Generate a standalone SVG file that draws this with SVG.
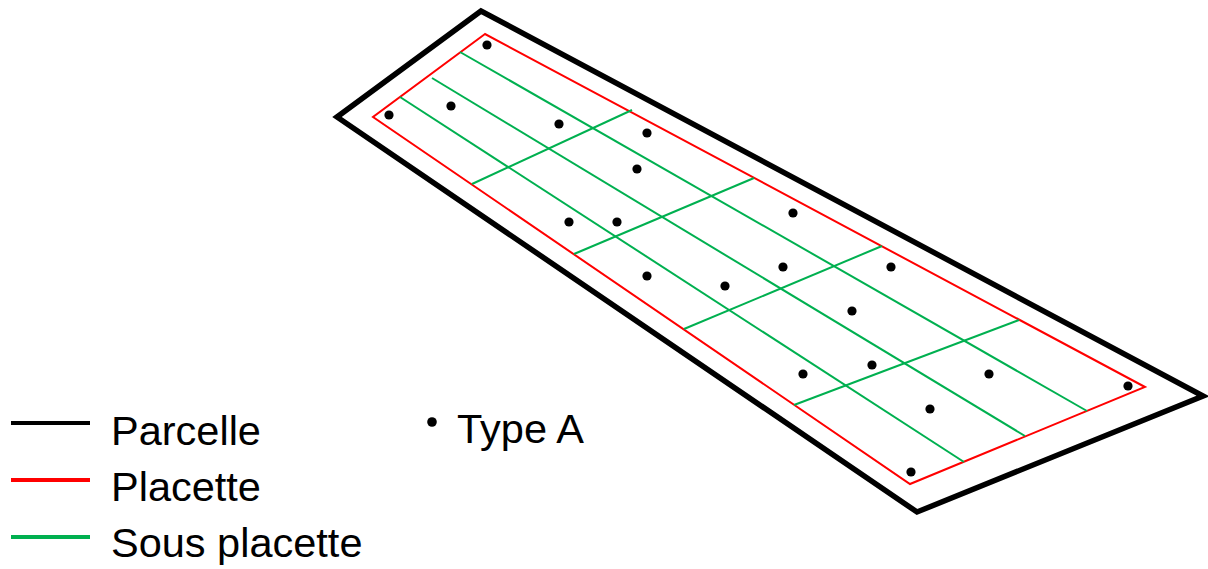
<svg xmlns="http://www.w3.org/2000/svg" width="1208" height="569" viewBox="0 0 1208 569">
<style>
.parcelle{fill:none;stroke:#000;stroke-width:5.5;stroke-linejoin:miter}
.placette{fill:none;stroke:#FF0000;stroke-width:2}
.sous{fill:none;stroke:#00B050;stroke-width:2}
.pt{fill:#000}
.lbl{font-family:"Liberation Sans",Arial,sans-serif;font-size:41.5px;fill:#000}
</style>
<rect width="1208" height="569" fill="#fff"/>
<g id="parcelle">
<polygon class="parcelle" points="481,11 337,117 917,512 1203,396"/>
</g>
<g id="placette">
<polygon class="placette" points="485,34 373,117 910,484 1145,387"/>
</g>
<g id="sous-placettes">
<line class="sous" x1="460" y1="52" x2="1087" y2="411"/>
<line class="sous" x1="432" y1="78" x2="1025" y2="436"/>
<line class="sous" x1="400" y1="97" x2="964" y2="462"/>
<line class="sous" x1="472" y1="184" x2="632" y2="110"/>
<line class="sous" x1="574" y1="254" x2="754" y2="178"/>
<line class="sous" x1="684" y1="329" x2="882" y2="246"/>
<line class="sous" x1="794" y1="405" x2="1019" y2="320"/>
</g>
<g id="points">
<circle class="pt" cx="487" cy="45" r="4.6"/>
<circle class="pt" cx="389" cy="115" r="4.6"/>
<circle class="pt" cx="451" cy="106" r="4.6"/>
<circle class="pt" cx="559" cy="124" r="4.6"/>
<circle class="pt" cx="647" cy="133" r="4.6"/>
<circle class="pt" cx="637" cy="169" r="4.6"/>
<circle class="pt" cx="793" cy="213" r="4.6"/>
<circle class="pt" cx="569" cy="222" r="4.6"/>
<circle class="pt" cx="617" cy="222" r="4.6"/>
<circle class="pt" cx="647" cy="276" r="4.6"/>
<circle class="pt" cx="725" cy="286" r="4.6"/>
<circle class="pt" cx="783" cy="267" r="4.6"/>
<circle class="pt" cx="891" cy="267" r="4.6"/>
<circle class="pt" cx="852" cy="311" r="4.6"/>
<circle class="pt" cx="872" cy="365" r="4.6"/>
<circle class="pt" cx="803" cy="374" r="4.6"/>
<circle class="pt" cx="989" cy="374" r="4.6"/>
<circle class="pt" cx="930" cy="409" r="4.6"/>
<circle class="pt" cx="1128" cy="386" r="4.6"/>
<circle class="pt" cx="911" cy="472" r="4.6"/>
</g>
<g id="legend">
<line x1="11" y1="423" x2="90" y2="423" stroke="#000" stroke-width="4"/>
<text class="lbl" x="111" y="445">Parcelle</text>
<line x1="11" y1="480" x2="90" y2="480" stroke="#FF0000" stroke-width="4"/>
<text class="lbl" x="111" y="501">Placette</text>
<line x1="11" y1="537" x2="90" y2="537" stroke="#00B050" stroke-width="4"/>
<text class="lbl" x="111" y="557">Sous placette</text>
<circle class="pt" cx="432" cy="422" r="4.8"/>
<text class="lbl" x="457" y="443">Type A</text>
</g>
</svg>
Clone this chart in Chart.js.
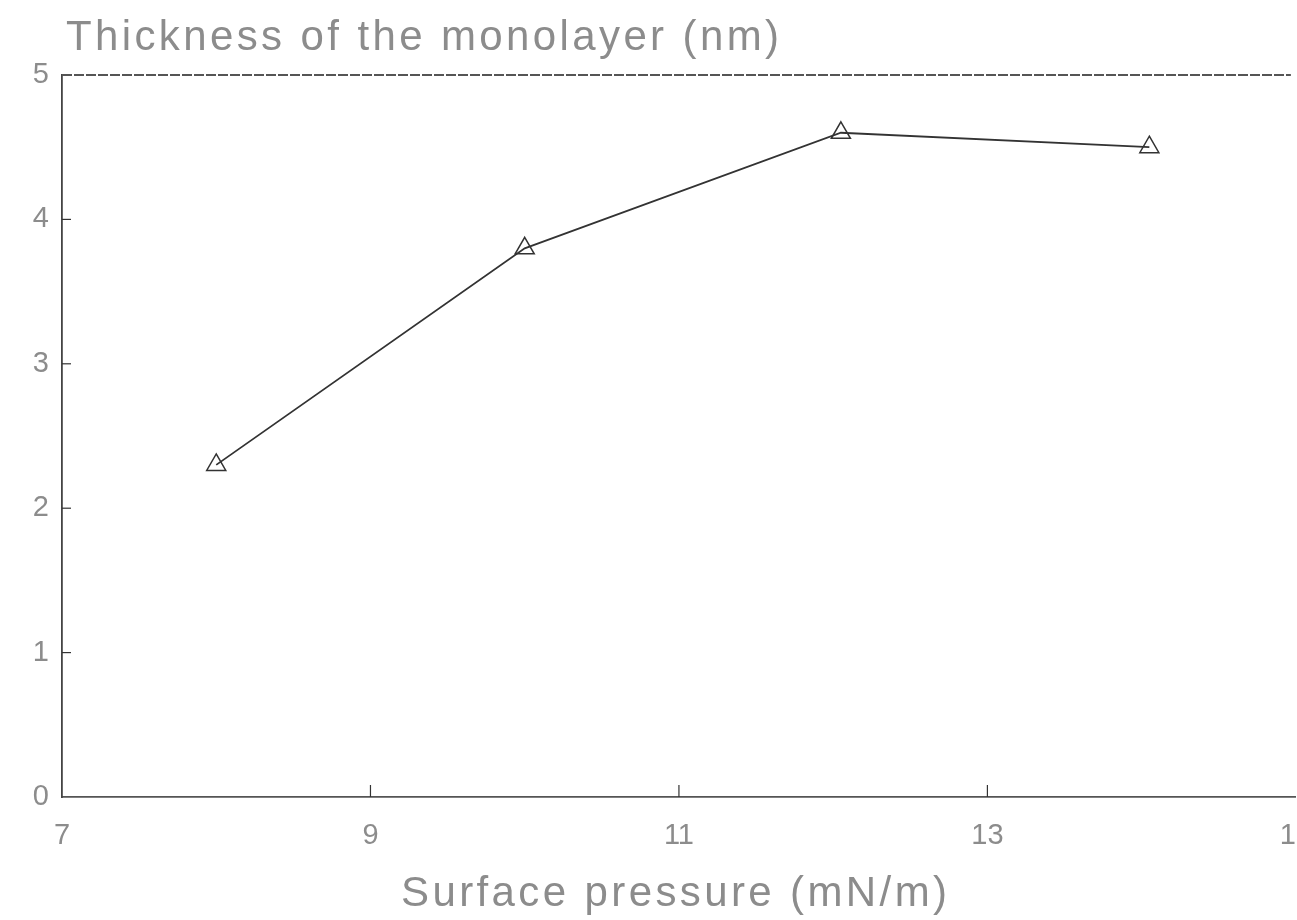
<!DOCTYPE html>
<html>
<head>
<meta charset="utf-8">
<script src="https://cdn.jsdelivr.net/npm/chart.js@4"></script>
<style>
  html, body { margin: 0; padding: 0; background: #fff; overflow: hidden; }
  #wrap { width: 1297px; height: 920px; overflow: hidden; }
</style>
</head>
<body>
<div id="wrap"><canvas id="chart" width="1334" height="920"></canvas></div>
<script>
// data
const pressure = [8, 10, 12.05, 14.05];          // mN/m
const thickness = [2.3, 3.8, 4.6, 4.5];          // nm
const xTicks = [7, 9, 11, 13, 15];
const yTicks = [0, 1, 2, 3, 4, 5];
const yTitle = 'Thickness of the monolayer (nm)';
const xTitle = 'Surface pressure (mN/m)';

const textColor = '#8c8c8c';
const lineColor = '#333';
const fontFamily = '"Liberation Sans", Arial, sans-serif';

// draws text stretched with letter spacing so it covers a given width
function spacedText(ctx, text, x, y, width, align) {
    ctx.letterSpacing = '0px';
    const natural = ctx.measureText(text).width;
    const spacing = (width - natural) / (text.length - 1);
    ctx.letterSpacing = spacing + 'px';
    ctx.textAlign = 'left';
    const startX = align === 'center' ? x - width / 2 : x;
    ctx.fillText(text, startX, y);
    ctx.letterSpacing = '0px';
}

// top frame line, inward tick marks and the two titles
const framePlugin = {
    id: 'frame',
    afterDraw(chart) {
        const ctx = chart.ctx;
        const area = chart.chartArea;
        const xs = chart.scales.x;
        const ys = chart.scales.y;
        ctx.save();
        ctx.strokeStyle = '#555';
        ctx.lineWidth = 2;
        ctx.setLineDash([10, 2]);
        ctx.beginPath();
        ctx.moveTo(area.left, area.top);
        ctx.lineTo(area.right - 5, area.top);
        ctx.stroke();
        ctx.setLineDash([]);
        ctx.strokeStyle = lineColor;
        ctx.lineWidth = 1.2;
        yTicks.forEach(v => {
            if (v === 0 || v === 5) return;
            const py = ys.getPixelForValue(v);
            ctx.beginPath();
            ctx.moveTo(area.left, py);
            ctx.lineTo(area.left + 9, py);
            ctx.stroke();
        });
        xTicks.forEach(v => {
            if (v === 7 || v === 15) return;
            const px = xs.getPixelForValue(v);
            ctx.beginPath();
            ctx.moveTo(px, area.bottom);
            ctx.lineTo(px, area.bottom - 12);
            ctx.stroke();
        });
        ctx.fillStyle = textColor;
        ctx.font = '42px ' + fontFamily;
        ctx.textBaseline = 'middle';
        spacedText(ctx, yTitle, area.left + 4, 38, 713, 'left');
        spacedText(ctx, xTitle, 674, 894, 546, 'center');
        ctx.restore();
    }
};

const ctx = document.getElementById('chart').getContext('2d');
new Chart(ctx, {
    type: 'line',
    data: {
        datasets: [{
            data: pressure.map((p, i) => ({ x: p, y: thickness[i] })),
            borderColor: lineColor,
            borderWidth: 1.8,
            pointStyle: 'triangle',
            pointRadius: 11,
            pointBorderWidth: 1.5,
            pointBorderColor: lineColor,
            pointBackgroundColor: 'rgba(255,255,255,0)',
            tension: 0,
            fill: false
        }]
    },
    options: {
        responsive: false,
        animation: false,
        layout: { padding: { top: 75, right: 0, left: 0, bottom: 0 } },
        plugins: { legend: { display: false }, tooltip: { enabled: false } },
        scales: {
            x: {
                type: 'linear',
                min: 7,
                max: 15,
                afterBuildTicks: s => { s.ticks = xTicks.map(v => ({ value: v })); },
                afterFit: s => { s.height = 123; },
                grid: { display: false, drawTicks: false },
                border: { display: true, color: '#555', width: 1.8 },
                ticks: { color: textColor, padding: 22, font: { family: fontFamily, size: 29 } }
            },
            y: {
                type: 'linear',
                min: 0,
                max: 5,
                afterBuildTicks: s => { s.ticks = yTicks.map(v => ({ value: v })); },
                afterFit: s => { s.width = 62; },
                grid: { display: false, drawTicks: false },
                border: { display: true, color: '#444', width: 1.8 },
                ticks: { color: textColor, padding: 13, font: { family: fontFamily, size: 29 } }
            }
        }
    },
    plugins: [framePlugin]
});
</script>
</body>
</html>
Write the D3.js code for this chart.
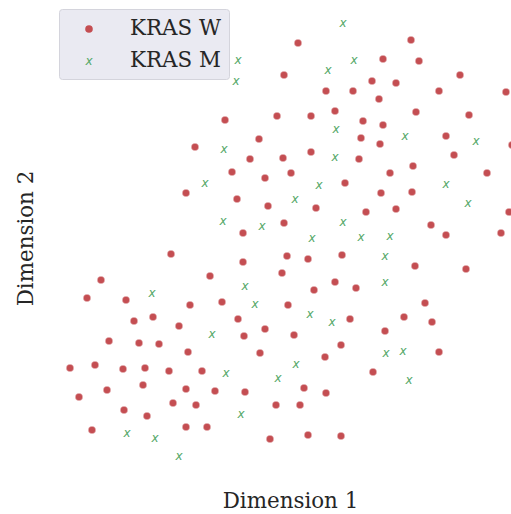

- _Your instructions_
Write out all the entries again, word for word, and print no images.

- _Finished exercise_
Generate a standalone SVG file that draws this with SVG.
<svg xmlns="http://www.w3.org/2000/svg" width="1208" height="569" viewBox="0 0 1208 569">
<style>
.parcelle{fill:none;stroke:#000;stroke-width:5.5;stroke-linejoin:miter}
.placette{fill:none;stroke:#FF0000;stroke-width:2}
.sous{fill:none;stroke:#00B050;stroke-width:2}
.pt{fill:#000}
.lbl{font-family:"Liberation Sans",Arial,sans-serif;font-size:41.5px;fill:#000}
</style>
<rect width="1208" height="569" fill="#fff"/>
<g id="parcelle">
<polygon class="parcelle" points="481,11 337,117 917,512 1203,396"/>
</g>
<g id="placette">
<polygon class="placette" points="485,34 373,117 910,484 1145,387"/>
</g>
<g id="sous-placettes">
<line class="sous" x1="460" y1="52" x2="1087" y2="411"/>
<line class="sous" x1="432" y1="78" x2="1025" y2="436"/>
<line class="sous" x1="400" y1="97" x2="964" y2="462"/>
<line class="sous" x1="472" y1="184" x2="632" y2="110"/>
<line class="sous" x1="574" y1="254" x2="754" y2="178"/>
<line class="sous" x1="684" y1="329" x2="882" y2="246"/>
<line class="sous" x1="794" y1="405" x2="1019" y2="320"/>
</g>
<g id="points">
<circle class="pt" cx="487" cy="45" r="4.6"/>
<circle class="pt" cx="389" cy="115" r="4.6"/>
<circle class="pt" cx="451" cy="106" r="4.6"/>
<circle class="pt" cx="559" cy="124" r="4.6"/>
<circle class="pt" cx="647" cy="133" r="4.6"/>
<circle class="pt" cx="637" cy="169" r="4.6"/>
<circle class="pt" cx="793" cy="213" r="4.6"/>
<circle class="pt" cx="569" cy="222" r="4.6"/>
<circle class="pt" cx="617" cy="222" r="4.6"/>
<circle class="pt" cx="647" cy="276" r="4.6"/>
<circle class="pt" cx="725" cy="286" r="4.6"/>
<circle class="pt" cx="783" cy="267" r="4.6"/>
<circle class="pt" cx="891" cy="267" r="4.6"/>
<circle class="pt" cx="852" cy="311" r="4.6"/>
<circle class="pt" cx="872" cy="365" r="4.6"/>
<circle class="pt" cx="803" cy="374" r="4.6"/>
<circle class="pt" cx="989" cy="374" r="4.6"/>
<circle class="pt" cx="930" cy="409" r="4.6"/>
<circle class="pt" cx="1128" cy="386" r="4.6"/>
<circle class="pt" cx="911" cy="472" r="4.6"/>
</g>
<g id="legend">
<line x1="11" y1="423" x2="90" y2="423" stroke="#000" stroke-width="4"/>
<text class="lbl" x="111" y="445">Parcelle</text>
<line x1="11" y1="480" x2="90" y2="480" stroke="#FF0000" stroke-width="4"/>
<text class="lbl" x="111" y="501">Placette</text>
<line x1="11" y1="537" x2="90" y2="537" stroke="#00B050" stroke-width="4"/>
<text class="lbl" x="111" y="557">Sous placette</text>
<circle class="pt" cx="432" cy="422" r="4.8"/>
<text class="lbl" x="457" y="443">Type A</text>
</g>
</svg>
Clone this chart in Chart.js.
<!DOCTYPE html>
<html>
<head>
<meta charset="utf-8">
<script src="https://cdn.jsdelivr.net/npm/chart.js@4"></script>
<style>
  html, body { margin: 0; padding: 0; background: #fff; overflow: hidden; }
  #wrap { width: 1297px; height: 920px; overflow: hidden; }
</style>
</head>
<body>
<div id="wrap"><canvas id="chart" width="1334" height="920"></canvas></div>
<script>
// data
const pressure = [8, 10, 12.05, 14.05];          // mN/m
const thickness = [2.3, 3.8, 4.6, 4.5];          // nm
const xTicks = [7, 9, 11, 13, 15];
const yTicks = [0, 1, 2, 3, 4, 5];
const yTitle = 'Thickness of the monolayer (nm)';
const xTitle = 'Surface pressure (mN/m)';

const textColor = '#8c8c8c';
const lineColor = '#333';
const fontFamily = '"Liberation Sans", Arial, sans-serif';

// draws text stretched with letter spacing so it covers a given width
function spacedText(ctx, text, x, y, width, align) {
    ctx.letterSpacing = '0px';
    const natural = ctx.measureText(text).width;
    const spacing = (width - natural) / (text.length - 1);
    ctx.letterSpacing = spacing + 'px';
    ctx.textAlign = 'left';
    const startX = align === 'center' ? x - width / 2 : x;
    ctx.fillText(text, startX, y);
    ctx.letterSpacing = '0px';
}

// top frame line, inward tick marks and the two titles
const framePlugin = {
    id: 'frame',
    afterDraw(chart) {
        const ctx = chart.ctx;
        const area = chart.chartArea;
        const xs = chart.scales.x;
        const ys = chart.scales.y;
        ctx.save();
        ctx.strokeStyle = '#555';
        ctx.lineWidth = 2;
        ctx.setLineDash([10, 2]);
        ctx.beginPath();
        ctx.moveTo(area.left, area.top);
        ctx.lineTo(area.right - 5, area.top);
        ctx.stroke();
        ctx.setLineDash([]);
        ctx.strokeStyle = lineColor;
        ctx.lineWidth = 1.2;
        yTicks.forEach(v => {
            if (v === 0 || v === 5) return;
            const py = ys.getPixelForValue(v);
            ctx.beginPath();
            ctx.moveTo(area.left, py);
            ctx.lineTo(area.left + 9, py);
            ctx.stroke();
        });
        xTicks.forEach(v => {
            if (v === 7 || v === 15) return;
            const px = xs.getPixelForValue(v);
            ctx.beginPath();
            ctx.moveTo(px, area.bottom);
            ctx.lineTo(px, area.bottom - 12);
            ctx.stroke();
        });
        ctx.fillStyle = textColor;
        ctx.font = '42px ' + fontFamily;
        ctx.textBaseline = 'middle';
        spacedText(ctx, yTitle, area.left + 4, 38, 713, 'left');
        spacedText(ctx, xTitle, 674, 894, 546, 'center');
        ctx.restore();
    }
};

const ctx = document.getElementById('chart').getContext('2d');
new Chart(ctx, {
    type: 'line',
    data: {
        datasets: [{
            data: pressure.map((p, i) => ({ x: p, y: thickness[i] })),
            borderColor: lineColor,
            borderWidth: 1.8,
            pointStyle: 'triangle',
            pointRadius: 11,
            pointBorderWidth: 1.5,
            pointBorderColor: lineColor,
            pointBackgroundColor: 'rgba(255,255,255,0)',
            tension: 0,
            fill: false
        }]
    },
    options: {
        responsive: false,
        animation: false,
        layout: { padding: { top: 75, right: 0, left: 0, bottom: 0 } },
        plugins: { legend: { display: false }, tooltip: { enabled: false } },
        scales: {
            x: {
                type: 'linear',
                min: 7,
                max: 15,
                afterBuildTicks: s => { s.ticks = xTicks.map(v => ({ value: v })); },
                afterFit: s => { s.height = 123; },
                grid: { display: false, drawTicks: false },
                border: { display: true, color: '#555', width: 1.8 },
                ticks: { color: textColor, padding: 22, font: { family: fontFamily, size: 29 } }
            },
            y: {
                type: 'linear',
                min: 0,
                max: 5,
                afterBuildTicks: s => { s.ticks = yTicks.map(v => ({ value: v })); },
                afterFit: s => { s.width = 62; },
                grid: { display: false, drawTicks: false },
                border: { display: true, color: '#444', width: 1.8 },
                ticks: { color: textColor, padding: 13, font: { family: fontFamily, size: 29 } }
            }
        }
    },
    plugins: [framePlugin]
});
</script>
</body>
</html>
Write the D3.js code for this chart.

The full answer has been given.